Currently, AmazonDynamoDBStreamsAdapterClient#getRecords() in Kinesis Adapter doesn't get the child shard information, but we can fix it to get it and set it in GetRecordsResult and return it.
I tried to fix it, but to get the child shards in the DynamoDB Streams API, use describeStream to get a list of shards, and then find the child shards of the shard in question. However, since only a ShardIterator is passed as an argument to getRecords(), the ID of the parent shard is not known, and it is not possible to determine which shard is the target child shard from the list of shards.
Therefore, we think this idea is not feasible.
When KCL is used in combination with Kinesis Adapter, it should not be checked by KinesisDataFetcher#isValidResult().
In this case, we can't make KCL depend on Kinesis Adapter, so how do we determine "used in combination with Kinesis Adapter"?
I think this can be solved by passing a flag to the constructor of KinesisDataFetcher that specifies whether or not to perform the check. (This flag can be specified in the KCL configuration.)
Do you have any other ideas?
Almost happy birthday for this issue, with zero comments from the maintainers..
Any updates?
https://github.com/awslabs/dynamodb-streams-kinesis-adapter/pull/44 https://github.com/awslabs/dynamodb-streams-kinesis-adapter/issues/42 https://github.com/awslabs/dynamodb-streams-kinesis-adapter/issues/50 https://github.com/awslabs/amazon-kinesis-client/issues/451
@aggarwal @hyandell @amcp
@gguptp was this fixed or why is this issue closed now?
We have released the newest dynamodb-streams-kinesis-adapter version 1.6.0, which is compatible with KCL 1.14.9 version
Thanks for the update!
@gguptp we've made the migration to dynamodb-streams-kinesis-adapter version 1.6.0 using KCL 1.14.9. However, we're still seeing the ERROR level logs about "GetRecordsResult is not valid" from com.amazonaws.services.kinesis.clientlibrary.lib.worker.ProcessTask. But the stream processing does seem to be working. Can we suppress this error log with good conscience?
Please make sure StreamsWorkerFactory is getting used to initialize KCL worker
Ah yes, thanks for support @gguptp!! We were already on 1.5.3 but we were not creating our workers with StreamsWorkerFactory yet and I didn't read the older release notes. Now it's running just fine on 1.6.0 with 1.14.9! We're seeing a slight increase in CPU usage but also lower latency. All good! 🙏🏻
See https://github.com/awslabs/amazon-kinesis-client/issues/746 for more background:
Hello - yesterday I upgraded to 1.14.0 kcl client for our application that uses dynamodb streams for processing. Since then I've noticed these very consistent errors. we've seen 10s of thousands of these in just a few hours, and repeated for the same shard ids.

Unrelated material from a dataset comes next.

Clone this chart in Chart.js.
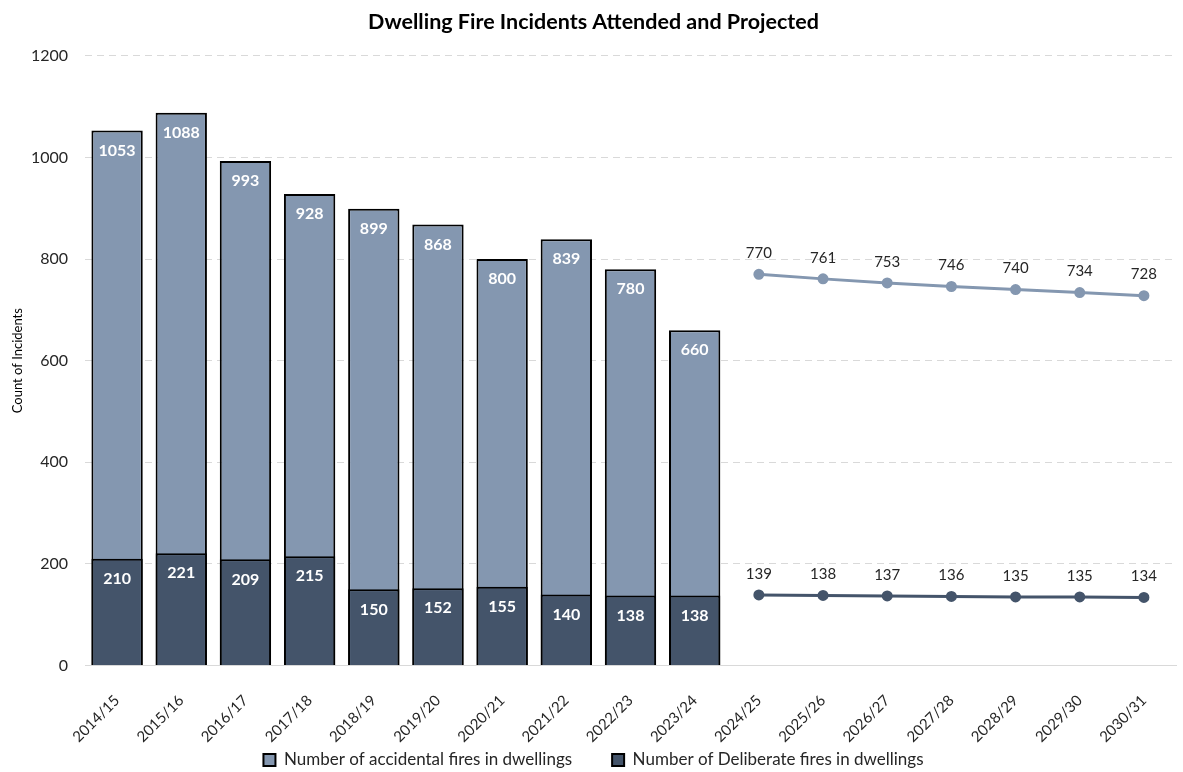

As best I can tell, a GetRecordsResult with a null NextShardIterator and no child shards is a valid response - in fact there is no field specified for child shards at all here: docs.aws.amazon.com/amazondynamodb/latest/APIReference/API_streams_GetRecords.html
Using kcl 1.14.0, and creating a worker using dynamodb-streams-kinesis-adapter 1.5.2. The worker is setup using this method: https://github.com/awslabs/dynamodb-streams-kinesis-adapter/blob/master/src/main/java/com/amazonaws/services/dynamodbv2/streamsadapter/StreamsWorkerFactory.java#L44
I am not setting any special configuration other than the following, which I believe shouldn't be relevant.